- [Data section]:
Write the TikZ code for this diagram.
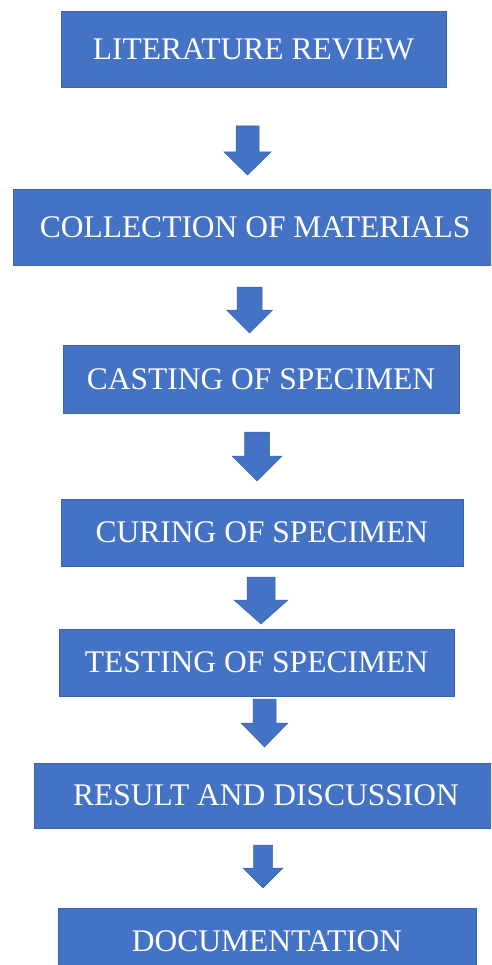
\documentclass[tikz,border=0pt]{standalone}
\usepackage{fontspec}
\setmainfont{Liberation Serif}
\definecolor{boxblue}{HTML}{4472C4}
\definecolor{edgeblue}{HTML}{3A63AE}
\newcommand\flowarrow[6]{%
  \filldraw[flowarrowstyle] (#1-#2,#4) -- (#1+#2,#4) -- (#1+#2,#5) -- (#1+#3,#5) -- (#1,#6) -- (#1-#3,#5) -- (#1-#2,#5) -- cycle;}
\begin{document}
\begin{tikzpicture}[x=1pt,y=-1pt,
  stepbox/.style={rectangle, draw=edgeblue, line width=0.8pt, fill=boxblue, text=white,
    font=\fontsize{31.5}{36}\selectfont, inner sep=0pt, anchor=center},
  flowarrowstyle/.style={fill=boxblue, draw=edgeblue, line width=0.5pt, line join=miter}]
\useasboundingbox (0,0) rectangle (491,965);
\clip (0,0) rectangle (491,965);
\node[stepbox, minimum width=385pt, minimum height=76pt] (lit) at (253.5,49) {LITERATURE REVIEW};
\node[stepbox, minimum width=484pt, minimum height=76pt] (col) at (255,227) {COLLECTION OF MATERIALS};
\node[stepbox, minimum width=396pt, minimum height=68pt] (cast) at (261,379) {CASTING OF SPECIMEN};
\node[stepbox, minimum width=402pt, minimum height=67pt] (cur) at (262,532.5) {CURING OF SPECIMEN};
\node[stepbox, minimum width=395pt, minimum height=67pt] (test) at (256.5,662.5) {TESTING OF SPECIMEN};
\node[stepbox, minimum width=464pt, minimum height=65pt] (res) at (266,795.5) {RESULT AND DISCUSSION};
\node[stepbox, minimum width=418pt, minimum height=67pt] (doc) at (267,941.5) {DOCUMENTATION};
% block arrows between the steps
\flowarrow{247.5}{11.5}{23.5}{126}{152}{175}
\flowarrow{249.5}{12.5}{23}{287}{310}{333}
\flowarrow{257}{12.5}{25}{432}{456}{481}
\flowarrow{261}{14}{27}{577}{600}{624}
\flowarrow{264.5}{11.5}{23.5}{699}{723}{747}
\flowarrow{263}{9.5}{20}{845}{868}{888}
\end{tikzpicture}
\end{document}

- [Objective]: Extract all the data above exactly, excluding every picture.

- [Response to the task]:
Write the TikZ code for this diagram.
\documentclass[tikz,border=0pt]{standalone}
\usepackage{fontspec}
\setmainfont{Liberation Serif}
\definecolor{boxblue}{HTML}{4472C4}
\definecolor{edgeblue}{HTML}{3A63AE}
\newcommand\flowarrow[6]{%
  \filldraw[flowarrowstyle] (#1-#2,#4) -- (#1+#2,#4) -- (#1+#2,#5) -- (#1+#3,#5) -- (#1,#6) -- (#1-#3,#5) -- (#1-#2,#5) -- cycle;}
\begin{document}
\begin{tikzpicture}[x=1pt,y=-1pt,
  stepbox/.style={rectangle, draw=edgeblue, line width=0.8pt, fill=boxblue, text=white,
    font=\fontsize{31.5}{36}\selectfont, inner sep=0pt, anchor=center},
  flowarrowstyle/.style={fill=boxblue, draw=edgeblue, line width=0.5pt, line join=miter}]
\useasboundingbox (0,0) rectangle (491,965);
\clip (0,0) rectangle (491,965);
\node[stepbox, minimum width=385pt, minimum height=76pt] (lit) at (253.5,49) {LITERATURE REVIEW};
\node[stepbox, minimum width=484pt, minimum height=76pt] (col) at (255,227) {COLLECTION OF MATERIALS};
\node[stepbox, minimum width=396pt, minimum height=68pt] (cast) at (261,379) {CASTING OF SPECIMEN};
\node[stepbox, minimum width=402pt, minimum height=67pt] (cur) at (262,532.5) {CURING OF SPECIMEN};
\node[stepbox, minimum width=395pt, minimum height=67pt] (test) at (256.5,662.5) {TESTING OF SPECIMEN};
\node[stepbox, minimum width=464pt, minimum height=65pt] (res) at (266,795.5) {RESULT AND DISCUSSION};
\node[stepbox, minimum width=418pt, minimum height=67pt] (doc) at (267,941.5) {DOCUMENTATION};
% block arrows between the steps
\flowarrow{247.5}{11.5}{23.5}{126}{152}{175}
\flowarrow{249.5}{12.5}{23}{287}{310}{333}
\flowarrow{257}{12.5}{25}{432}{456}{481}
\flowarrow{261}{14}{27}{577}{600}{624}
\flowarrow{264.5}{11.5}{23.5}{699}{723}{747}
\flowarrow{263}{9.5}{20}{845}{868}{888}
\end{tikzpicture}
\end{document}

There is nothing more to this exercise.